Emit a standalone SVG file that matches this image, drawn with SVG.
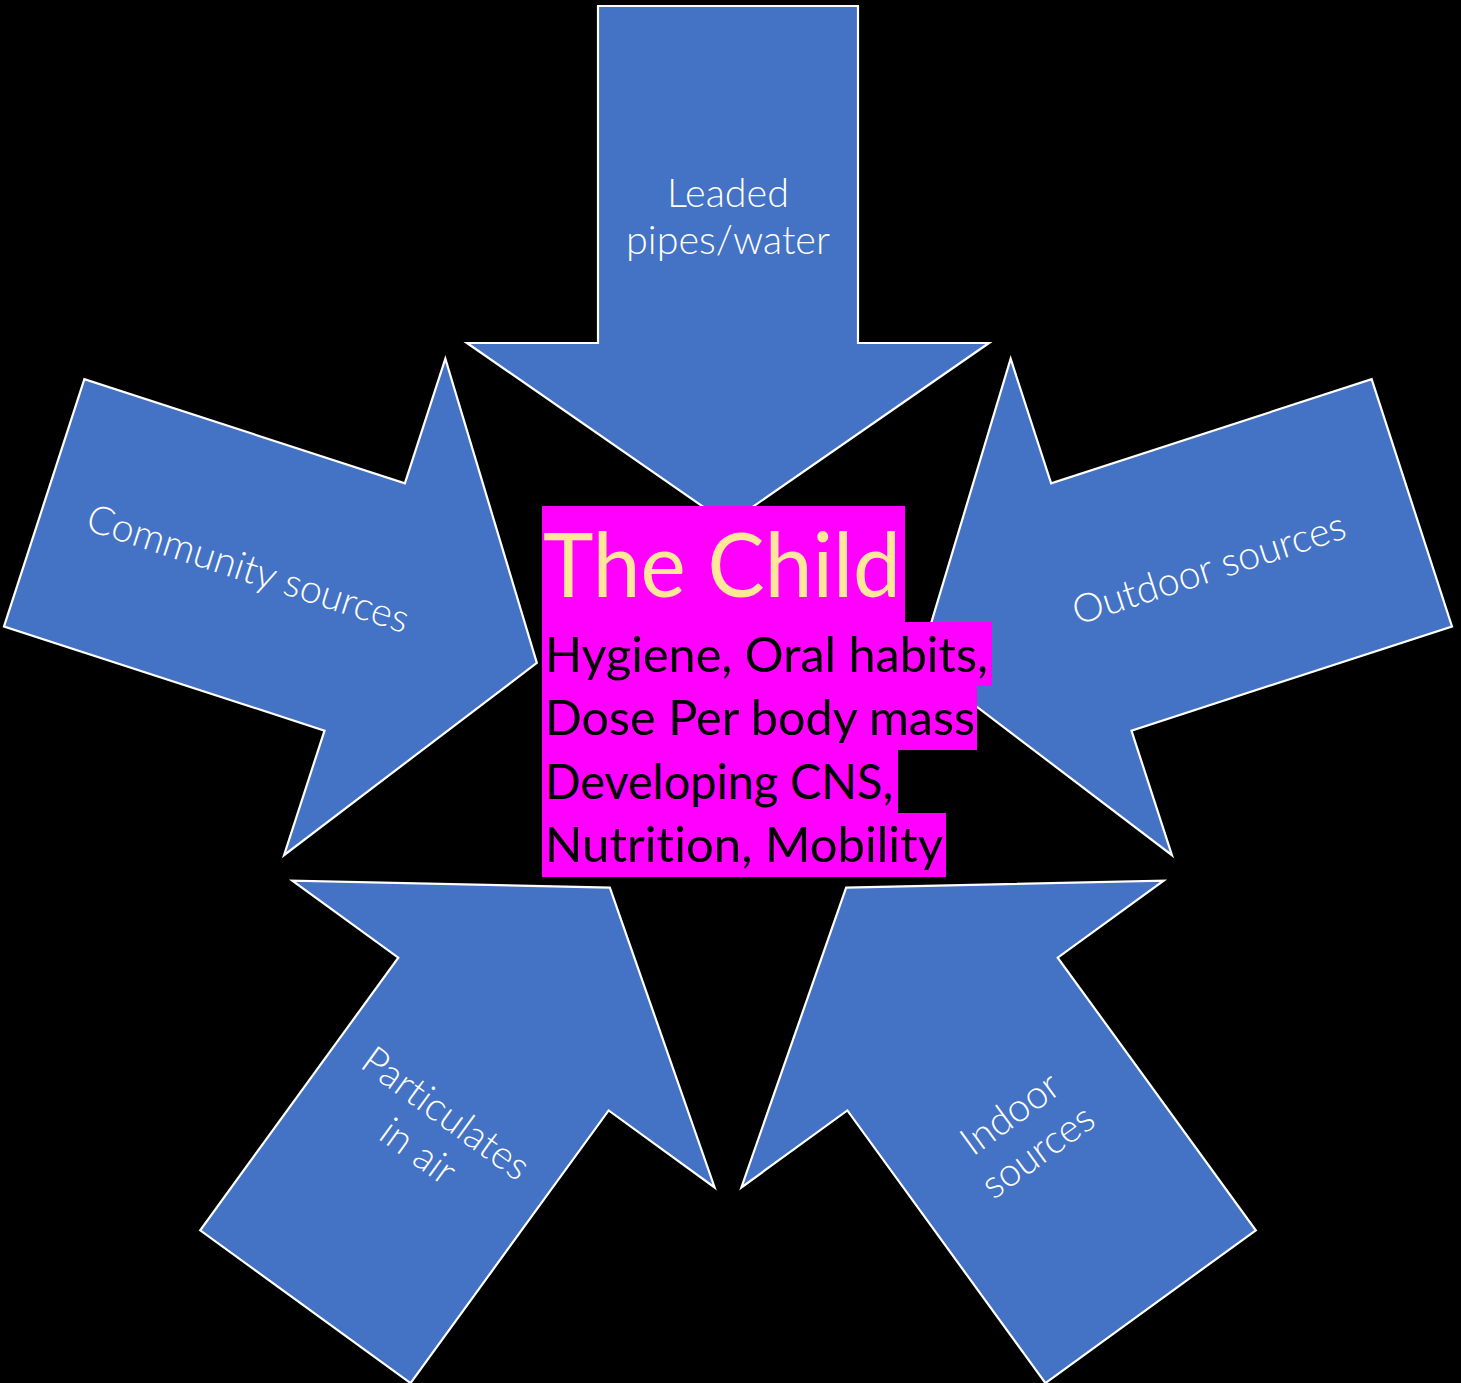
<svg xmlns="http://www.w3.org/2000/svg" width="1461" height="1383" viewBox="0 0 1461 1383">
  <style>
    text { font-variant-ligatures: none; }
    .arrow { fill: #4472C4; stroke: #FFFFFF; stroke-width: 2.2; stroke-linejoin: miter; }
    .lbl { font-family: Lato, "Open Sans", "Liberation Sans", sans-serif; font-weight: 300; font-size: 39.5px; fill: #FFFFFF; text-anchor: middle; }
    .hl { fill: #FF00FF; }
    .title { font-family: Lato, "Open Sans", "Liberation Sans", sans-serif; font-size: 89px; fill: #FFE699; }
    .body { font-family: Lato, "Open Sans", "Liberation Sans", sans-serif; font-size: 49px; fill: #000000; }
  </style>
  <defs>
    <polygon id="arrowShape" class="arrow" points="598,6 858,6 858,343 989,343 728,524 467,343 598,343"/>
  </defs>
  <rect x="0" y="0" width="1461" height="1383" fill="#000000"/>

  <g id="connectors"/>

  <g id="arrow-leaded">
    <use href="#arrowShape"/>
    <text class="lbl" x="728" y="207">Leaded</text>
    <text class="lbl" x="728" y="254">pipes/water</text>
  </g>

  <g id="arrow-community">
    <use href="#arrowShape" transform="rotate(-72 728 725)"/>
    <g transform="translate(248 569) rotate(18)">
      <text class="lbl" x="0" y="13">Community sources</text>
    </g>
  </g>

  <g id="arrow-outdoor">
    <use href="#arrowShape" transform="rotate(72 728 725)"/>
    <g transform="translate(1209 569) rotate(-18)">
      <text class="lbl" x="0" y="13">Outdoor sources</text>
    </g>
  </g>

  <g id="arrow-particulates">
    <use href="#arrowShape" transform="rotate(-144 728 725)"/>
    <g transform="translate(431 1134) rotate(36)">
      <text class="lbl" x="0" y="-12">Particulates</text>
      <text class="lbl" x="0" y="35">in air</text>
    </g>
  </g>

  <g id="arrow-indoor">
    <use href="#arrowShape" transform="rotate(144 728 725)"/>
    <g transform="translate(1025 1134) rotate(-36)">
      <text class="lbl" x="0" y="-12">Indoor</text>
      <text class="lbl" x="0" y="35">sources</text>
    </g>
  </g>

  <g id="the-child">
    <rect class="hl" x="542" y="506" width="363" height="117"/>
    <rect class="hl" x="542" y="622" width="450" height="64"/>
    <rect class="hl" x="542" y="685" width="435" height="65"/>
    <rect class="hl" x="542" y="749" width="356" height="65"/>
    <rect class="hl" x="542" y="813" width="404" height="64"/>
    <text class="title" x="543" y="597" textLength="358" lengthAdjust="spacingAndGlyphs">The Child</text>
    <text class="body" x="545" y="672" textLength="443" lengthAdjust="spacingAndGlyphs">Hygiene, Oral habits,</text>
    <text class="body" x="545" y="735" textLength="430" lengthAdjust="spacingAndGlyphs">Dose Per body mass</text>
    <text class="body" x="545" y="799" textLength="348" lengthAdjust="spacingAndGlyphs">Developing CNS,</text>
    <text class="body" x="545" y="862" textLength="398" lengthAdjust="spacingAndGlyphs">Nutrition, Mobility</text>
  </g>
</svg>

▶ **What this task involves**: Output all of the data exactly as it stands, minus any images.

▶ **Exercise result**:
Emit a standalone SVG file that matches this image, drawn with SVG.
<svg xmlns="http://www.w3.org/2000/svg" width="1461" height="1383" viewBox="0 0 1461 1383">
  <style>
    text { font-variant-ligatures: none; }
    .arrow { fill: #4472C4; stroke: #FFFFFF; stroke-width: 2.2; stroke-linejoin: miter; }
    .lbl { font-family: Lato, "Open Sans", "Liberation Sans", sans-serif; font-weight: 300; font-size: 39.5px; fill: #FFFFFF; text-anchor: middle; }
    .hl { fill: #FF00FF; }
    .title { font-family: Lato, "Open Sans", "Liberation Sans", sans-serif; font-size: 89px; fill: #FFE699; }
    .body { font-family: Lato, "Open Sans", "Liberation Sans", sans-serif; font-size: 49px; fill: #000000; }
  </style>
  <defs>
    <polygon id="arrowShape" class="arrow" points="598,6 858,6 858,343 989,343 728,524 467,343 598,343"/>
  </defs>
  <rect x="0" y="0" width="1461" height="1383" fill="#000000"/>

  <g id="connectors"/>

  <g id="arrow-leaded">
    <use href="#arrowShape"/>
    <text class="lbl" x="728" y="207">Leaded</text>
    <text class="lbl" x="728" y="254">pipes/water</text>
  </g>

  <g id="arrow-community">
    <use href="#arrowShape" transform="rotate(-72 728 725)"/>
    <g transform="translate(248 569) rotate(18)">
      <text class="lbl" x="0" y="13">Community sources</text>
    </g>
  </g>

  <g id="arrow-outdoor">
    <use href="#arrowShape" transform="rotate(72 728 725)"/>
    <g transform="translate(1209 569) rotate(-18)">
      <text class="lbl" x="0" y="13">Outdoor sources</text>
    </g>
  </g>

  <g id="arrow-particulates">
    <use href="#arrowShape" transform="rotate(-144 728 725)"/>
    <g transform="translate(431 1134) rotate(36)">
      <text class="lbl" x="0" y="-12">Particulates</text>
      <text class="lbl" x="0" y="35">in air</text>
    </g>
  </g>

  <g id="arrow-indoor">
    <use href="#arrowShape" transform="rotate(144 728 725)"/>
    <g transform="translate(1025 1134) rotate(-36)">
      <text class="lbl" x="0" y="-12">Indoor</text>
      <text class="lbl" x="0" y="35">sources</text>
    </g>
  </g>

  <g id="the-child">
    <rect class="hl" x="542" y="506" width="363" height="117"/>
    <rect class="hl" x="542" y="622" width="450" height="64"/>
    <rect class="hl" x="542" y="685" width="435" height="65"/>
    <rect class="hl" x="542" y="749" width="356" height="65"/>
    <rect class="hl" x="542" y="813" width="404" height="64"/>
    <text class="title" x="543" y="597" textLength="358" lengthAdjust="spacingAndGlyphs">The Child</text>
    <text class="body" x="545" y="672" textLength="443" lengthAdjust="spacingAndGlyphs">Hygiene, Oral habits,</text>
    <text class="body" x="545" y="735" textLength="430" lengthAdjust="spacingAndGlyphs">Dose Per body mass</text>
    <text class="body" x="545" y="799" textLength="348" lengthAdjust="spacingAndGlyphs">Developing CNS,</text>
    <text class="body" x="545" y="862" textLength="398" lengthAdjust="spacingAndGlyphs">Nutrition, Mobility</text>
  </g>
</svg>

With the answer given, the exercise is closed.